▸ Task details
Without including the pictures, copy out every line below.

▸ Given data
+ + + + + + +

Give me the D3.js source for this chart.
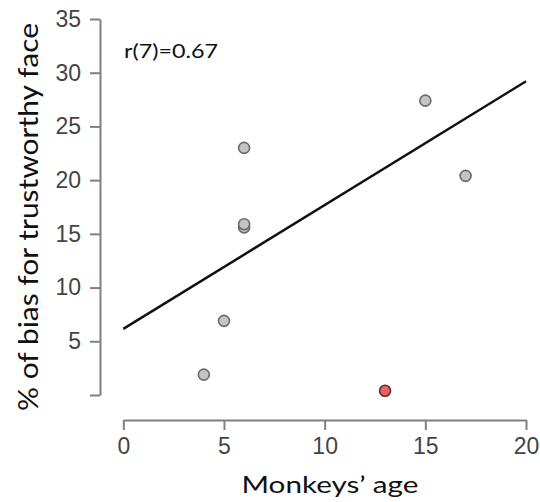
<!DOCTYPE html>
<html>
<head>
<meta charset="utf-8">
<script src="https://cdn.jsdelivr.net/npm/d3@7"></script>
<style>
html,body{margin:0;padding:0;background:#fff;}
svg{display:block;}
</style>
</head>
<body>
<svg id="chart" width="540" height="502"></svg>
<script>
// Data
const ages   = [4, 5, 6, 6, 6, 13, 15, 17];
const biases = [1.9, 6.9, 15.6, 15.9, 23.0, 0.4, 27.4, 20.4];
const highlighted = [false, false, false, false, false, true, false, false];
const fitX = [0, 20];
const fitY = [6.15, 29.2];
const xTicks = [0, 5, 10, 15, 20];
const yTicks = [5, 10, 15, 20, 25, 30, 35];
const annotation = "r(7)=0.67";
const xTitle = "Monkeys\u2019 age";
const yTitle = "% of bias for trustworthy face";

const svg = d3.select("#chart");
const x = d3.scaleLinear().domain([0, 20]).range([123.3, 526]);
const y = d3.scaleLinear().domain([0, 35]).range([395, 19]);

const axisColor = "#808080";
const labelColor = "#444";
const tickFont = "'Liberation Sans', Arial, sans-serif";
const titleFont = "Lato, 'Open Sans', sans-serif";

// X axis
const gx = svg.append("g").attr("transform", "translate(0,420)")
  .call(d3.axisBottom(x).tickValues(xTicks).tickSize(10).tickPadding(8).tickSizeOuter(0));
gx.select(".domain").attr("stroke", axisColor).attr("stroke-width", 2);
gx.selectAll(".tick line").attr("stroke", axisColor).attr("stroke-width", 2);
gx.selectAll(".tick text").attr("fill", labelColor).style("font-family", tickFont).style("font-size", "23px");

// Y axis
const gy = svg.append("g").attr("transform", "translate(100,0)")
  .call(d3.axisLeft(y).tickValues([0].concat(yTicks)).tickSize(10).tickPadding(9).tickSizeOuter(0)
    .tickFormat(d => d === 0 ? "" : d));
gy.select(".domain").attr("stroke", axisColor).attr("stroke-width", 2);
gy.selectAll(".tick line").attr("stroke", axisColor).attr("stroke-width", 2);
gy.selectAll(".tick text").attr("fill", labelColor).style("font-family", tickFont).style("font-size", "23px");

// Regression line
const line = d3.line().x(d => x(d[0])).y(d => y(d[1]));
svg.append("path")
  .datum(fitX.map((v, i) => [v, fitY[i]]))
  .attr("d", line)
  .attr("fill", "none")
  .attr("stroke", "#111")
  .attr("stroke-width", 2.5);

// Points
svg.append("g").selectAll("circle")
  .data(ages.map((a, i) => ({a, b: biases[i], h: highlighted[i]})))
  .join("circle")
  .attr("cx", d => x(d.a))
  .attr("cy", d => y(d.b))
  .attr("r", 5.5)
  .attr("fill", d => d.h ? "#f06060" : "#c4c4c4")
  .attr("stroke", d => d.h ? "#553333" : "#6a6a6a")
  .attr("stroke-width", 1.6);

// Annotation
svg.append("text")
  .attr("x", 124).attr("y", 57.5)
  .style("font-family", titleFont).style("font-size", "19px")
  .attr("textLength", 94).attr("lengthAdjust", "spacingAndGlyphs")
  .attr("fill", "#111")
  .text(annotation);

// Axis titles
svg.append("text")
  .attr("x", 330).attr("y", 493)
  .attr("text-anchor", "middle")
  .style("font-family", titleFont).style("font-size", "24px")
  .attr("textLength", 177).attr("lengthAdjust", "spacingAndGlyphs")
  .attr("fill", "#111")
  .text(xTitle);

svg.append("text")
  .attr("transform", "translate(38,217) rotate(-90)")
  .attr("text-anchor", "middle")
  .style("font-family", titleFont).style("font-size", "27px")
  .attr("textLength", 388).attr("lengthAdjust", "spacingAndGlyphs")
  .attr("fill", "#111")
  .text(yTitle);
</script>
</body>
</html>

+ + + + + + +

▸ Completed exercise
Give me the D3.js source for this chart.
<!DOCTYPE html>
<html>
<head>
<meta charset="utf-8">
<script src="https://cdn.jsdelivr.net/npm/d3@7"></script>
<style>
html,body{margin:0;padding:0;background:#fff;}
svg{display:block;}
</style>
</head>
<body>
<svg id="chart" width="540" height="502"></svg>
<script>
// Data
const ages   = [4, 5, 6, 6, 6, 13, 15, 17];
const biases = [1.9, 6.9, 15.6, 15.9, 23.0, 0.4, 27.4, 20.4];
const highlighted = [false, false, false, false, false, true, false, false];
const fitX = [0, 20];
const fitY = [6.15, 29.2];
const xTicks = [0, 5, 10, 15, 20];
const yTicks = [5, 10, 15, 20, 25, 30, 35];
const annotation = "r(7)=0.67";
const xTitle = "Monkeys\u2019 age";
const yTitle = "% of bias for trustworthy face";

const svg = d3.select("#chart");
const x = d3.scaleLinear().domain([0, 20]).range([123.3, 526]);
const y = d3.scaleLinear().domain([0, 35]).range([395, 19]);

const axisColor = "#808080";
const labelColor = "#444";
const tickFont = "'Liberation Sans', Arial, sans-serif";
const titleFont = "Lato, 'Open Sans', sans-serif";

// X axis
const gx = svg.append("g").attr("transform", "translate(0,420)")
  .call(d3.axisBottom(x).tickValues(xTicks).tickSize(10).tickPadding(8).tickSizeOuter(0));
gx.select(".domain").attr("stroke", axisColor).attr("stroke-width", 2);
gx.selectAll(".tick line").attr("stroke", axisColor).attr("stroke-width", 2);
gx.selectAll(".tick text").attr("fill", labelColor).style("font-family", tickFont).style("font-size", "23px");

// Y axis
const gy = svg.append("g").attr("transform", "translate(100,0)")
  .call(d3.axisLeft(y).tickValues([0].concat(yTicks)).tickSize(10).tickPadding(9).tickSizeOuter(0)
    .tickFormat(d => d === 0 ? "" : d));
gy.select(".domain").attr("stroke", axisColor).attr("stroke-width", 2);
gy.selectAll(".tick line").attr("stroke", axisColor).attr("stroke-width", 2);
gy.selectAll(".tick text").attr("fill", labelColor).style("font-family", tickFont).style("font-size", "23px");

// Regression line
const line = d3.line().x(d => x(d[0])).y(d => y(d[1]));
svg.append("path")
  .datum(fitX.map((v, i) => [v, fitY[i]]))
  .attr("d", line)
  .attr("fill", "none")
  .attr("stroke", "#111")
  .attr("stroke-width", 2.5);

// Points
svg.append("g").selectAll("circle")
  .data(ages.map((a, i) => ({a, b: biases[i], h: highlighted[i]})))
  .join("circle")
  .attr("cx", d => x(d.a))
  .attr("cy", d => y(d.b))
  .attr("r", 5.5)
  .attr("fill", d => d.h ? "#f06060" : "#c4c4c4")
  .attr("stroke", d => d.h ? "#553333" : "#6a6a6a")
  .attr("stroke-width", 1.6);

// Annotation
svg.append("text")
  .attr("x", 124).attr("y", 57.5)
  .style("font-family", titleFont).style("font-size", "19px")
  .attr("textLength", 94).attr("lengthAdjust", "spacingAndGlyphs")
  .attr("fill", "#111")
  .text(annotation);

// Axis titles
svg.append("text")
  .attr("x", 330).attr("y", 493)
  .attr("text-anchor", "middle")
  .style("font-family", titleFont).style("font-size", "24px")
  .attr("textLength", 177).attr("lengthAdjust", "spacingAndGlyphs")
  .attr("fill", "#111")
  .text(xTitle);

svg.append("text")
  .attr("transform", "translate(38,217) rotate(-90)")
  .attr("text-anchor", "middle")
  .style("font-family", titleFont).style("font-size", "27px")
  .attr("textLength", 388).attr("lengthAdjust", "spacingAndGlyphs")
  .attr("fill", "#111")
  .text(yTitle);
</script>
</body>
</html>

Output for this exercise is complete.